[start]

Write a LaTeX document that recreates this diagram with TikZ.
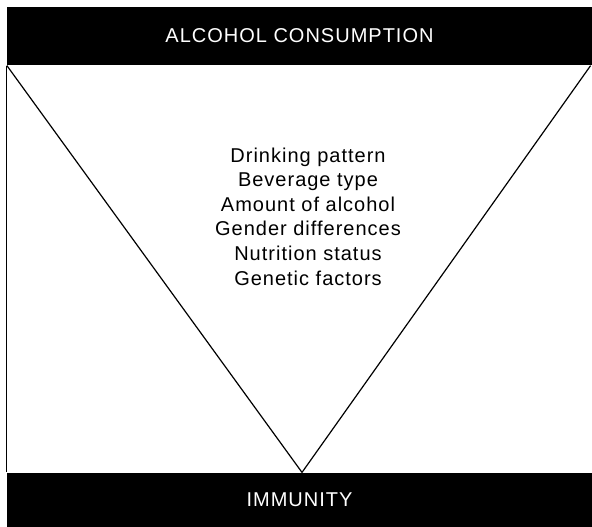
\documentclass[tikz,border=0pt]{standalone}
\usepackage{fontspec}
\setmainfont{Liberation Sans}[LetterSpace=5]
\usetikzlibrary{positioning, calc}

\begin{document}
\begin{tikzpicture}[x=1pt, y=-1pt, line width=1.2pt,
    bar/.style={fill=black, text=white, inner sep=0pt, minimum width=585pt,
        font=\fontsize{20}{24.6}\selectfont},
    factors/.style={align=center, font=\fontsize{20}{24.6}\selectfont}]

    \useasboundingbox (0,0) rectangle (592,527);

    % --- Top and bottom bars ---
    \node[bar, minimum height=58pt] (consumption) at (299.5,36) {ALCOHOL CONSUMPTION};
    \node[bar, minimum height=54pt] (immunity) at (299.5,500) {IMMUNITY};

    % --- Factors in the middle ---
    \node[factors] (factors) at (308,216.5) {Drinking pattern\\ Beverage type\\ Amount of alcohol\\
        Gender differences\\ Nutrition status\\ Genetic factors};

    % --- Triangle corners ---
    \coordinate (apex) at ($(immunity.north)+(2.5,0)$);
    \coordinate (topright) at ($(consumption.south east)+(-2,0)$);

    % --- Left border ---
    \draw[line width=1pt] ($(consumption.south west)+(0.5,0)$) -- ($(immunity.north west)+(0.5,0)$);

    % --- Triangle ---
    \draw ($(consumption.south west)+(0.5,0)$) -- (apex) -- (topright);

\end{tikzpicture}
\end{document}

[end]

- Exercise: Leaving the pictures aside, transcribe the entire listing exactly.

- Expected answer:
Write a LaTeX document that recreates this diagram with TikZ.
\documentclass[tikz,border=0pt]{standalone}
\usepackage{fontspec}
\setmainfont{Liberation Sans}[LetterSpace=5]
\usetikzlibrary{positioning, calc}

\begin{document}
\begin{tikzpicture}[x=1pt, y=-1pt, line width=1.2pt,
    bar/.style={fill=black, text=white, inner sep=0pt, minimum width=585pt,
        font=\fontsize{20}{24.6}\selectfont},
    factors/.style={align=center, font=\fontsize{20}{24.6}\selectfont}]

    \useasboundingbox (0,0) rectangle (592,527);

    % --- Top and bottom bars ---
    \node[bar, minimum height=58pt] (consumption) at (299.5,36) {ALCOHOL CONSUMPTION};
    \node[bar, minimum height=54pt] (immunity) at (299.5,500) {IMMUNITY};

    % --- Factors in the middle ---
    \node[factors] (factors) at (308,216.5) {Drinking pattern\\ Beverage type\\ Amount of alcohol\\
        Gender differences\\ Nutrition status\\ Genetic factors};

    % --- Triangle corners ---
    \coordinate (apex) at ($(immunity.north)+(2.5,0)$);
    \coordinate (topright) at ($(consumption.south east)+(-2,0)$);

    % --- Left border ---
    \draw[line width=1pt] ($(consumption.south west)+(0.5,0)$) -- ($(immunity.north west)+(0.5,0)$);

    % --- Triangle ---
    \draw ($(consumption.south west)+(0.5,0)$) -- (apex) -- (topright);

\end{tikzpicture}
\end{document}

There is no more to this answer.